Palin: I've read most of them, again with a great appreciation for the press, for the media.
Couric: What, specifically?
Palin: Um, all of them, any of them that have been in front of me all these years.
Couric: Can you name a few?
Palin: I have a vast variety of sources where we get our news, too. Alaska isn't a foreign country, where it's kind of suggested, "Wow, how could you keep in touch with what the rest of Washington, D.C., may be thinking when you live up there in Alaska?" Believe me, Alaska is like a microcosm of America.
"All of them"? "Any of them?" I think we all drew the same and probably the correct conclusion: She doesn't read, or if she reads, she doesn't read enough. And she didn't answer with the bratty response of the Web 2.0 generation that she doesn't read magazines because she gets all the information she needs from Twitter and blogs, so I think we can assume that's not her answer.
I have thought she'd have been better off making up the names of a half-dozen publications, and if Couric claimed ignorance of those titles, just mention that they're regional Alaskan public affairs periodicals or some such. If you can't lie successfully to a TV anchor, how can we expect you to negotiate with Putin and Berlusconi? Her staff would have found that easier to spin than the answer she actually gave to Couric.
Now that Palin has decided her time is too precious to waste by serving the remainder of her one term in the governor's office, we can assume she'll have a lot of time to catch up on her reading. Therefore, I present a list of magazines to which the politician with national aspirations might do well to subscribe. Note: These are not necessarily magazines I endorse -- in fact, some of them I can't stand -- but they are each here for a real reason.
The Economist: This fast-growing libertarian newsweekly will not only keep her informed about the world with bite-sized reports, but it will also introduce her to the fact that people can have conservative, pro-business views while still letting other people live their lives the way they want.
Christianity Today: What, you can be a conservative Christian and be more thoughtful than the retail anti-intellectual version we're shown day-in and day-out in this country? Turns out that, Yes, you can.
The Financial Times: It's a thin paper, so it won't take long to read. But it'll give her a good sense of world politics and business from a perspective you rarely get in the United States.

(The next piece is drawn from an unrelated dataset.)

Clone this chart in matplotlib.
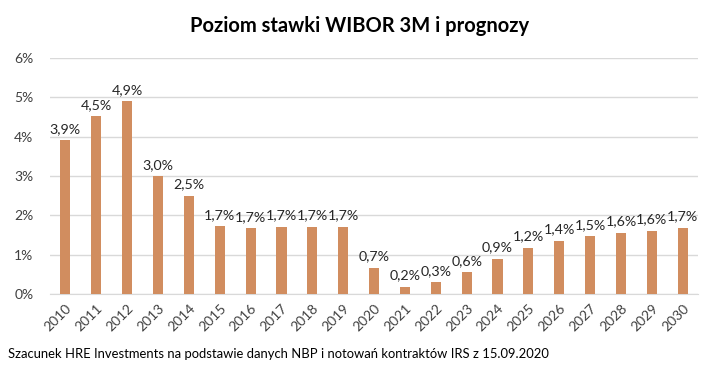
#!/usr/bin/env python
# WIBOR 3M level and forecasts, bar chart with value labels
import matplotlib
matplotlib.use('Agg')
from matplotlib import pyplot as plt
from matplotlib.ticker import FuncFormatter

years = [str(y) for y in range(2010, 2031)]
rates = [3.92, 4.53, 4.91, 3.00, 2.50, 1.73, 1.68, 1.71, 1.71, 1.71, 0.67,
         0.19, 0.31, 0.55, 0.90, 1.18, 1.36, 1.48, 1.56, 1.61, 1.69]
labels = ['3,9%', '4,5%', '4,9%', '3,0%', '2,5%', '1,7%', '1,7%', '1,7%', '1,7%', '1,7%', '0,7%',
          '0,2%', '0,3%', '0,6%', '0,9%', '1,2%', '1,4%', '1,5%', '1,6%', '1,6%', '1,7%']
y_ticks = [0, 1, 2, 3, 4, 5, 6]

plt.rcParams['font.family'] = ['Lato', 'DejaVu Sans']

fig = plt.figure(figsize=(7.19, 3.71), dpi=100)
ax = fig.add_axes([0.0695, 0.2075, 0.9015, 0.6362])

x = range(len(years))
ax.bar(x, rates, width=0.33, color='#D18D5F', zorder=3)
for xi, v, lab in zip(x, rates, labels):
    ax.text(xi, v + 0.13, lab, ha='center', va='bottom', fontsize=10.3, color='#262626')

ax.set_xlim(-0.5, len(years) - 0.5)
ax.set_ylim(0, 6)
ax.set_yticks(y_ticks)
ax.yaxis.set_major_formatter(FuncFormatter(lambda v, p: '%d%%' % v))
ax.set_xticks(list(x))
ax.set_xticklabels(years, rotation=45, ha='right', rotation_mode='anchor')
ax.tick_params(axis='both', length=0, labelsize=10, labelcolor='#404040')
ax.tick_params(axis='y', pad=12)
ax.tick_params(axis='x', pad=6)
ax.grid(axis='y', color='#D9D9D9', linewidth=1, zorder=0)
for s in ['top', 'right', 'left']:
    ax.spines[s].set_visible(False)
ax.spines['bottom'].set_color('#D9D9D9')

fig.text(0.5, 0.93, 'Poziom stawki WIBOR 3M i prognozy', ha='center', va='center',
         fontsize=14.5, fontweight='bold', color='black')
fig.text(0.011, 0.045, 'Szacunek HRE Investments na podstawie danych NBP i notowań kontraktów IRS z 15.09.2020',
         ha='left', va='center', fontsize=9.4, color='black')

fig.savefig('out.png', dpi=100)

Rupert Murdoch is not the source of all information ...
BBC Focus: This nice big colorful magazine reports on science in an exciting (and did I say "colorful"?) fashion that will teach her all kinds of cool things about this world.
Reason: Where have the Ayn Randians been for the past few decades? Putting out this brash political journal. She'll read some refreshingly different ways to make her points other than winking and slandering opponents.
The New York Review of Books: I know, even if by some weird chance Palin picked up the other magazines on this list, there's no way she'd pick up this bastion of the Big Apple's liberal intelligentsia. But if she really wants to learn what the smart folks are thinking, she should read a few issues; she'll find they're much deeper and less left-wing than she might have thought.
That should be enough for now. In short, governor, head for your nearest Borders -- the bookstore kind, not the national kind.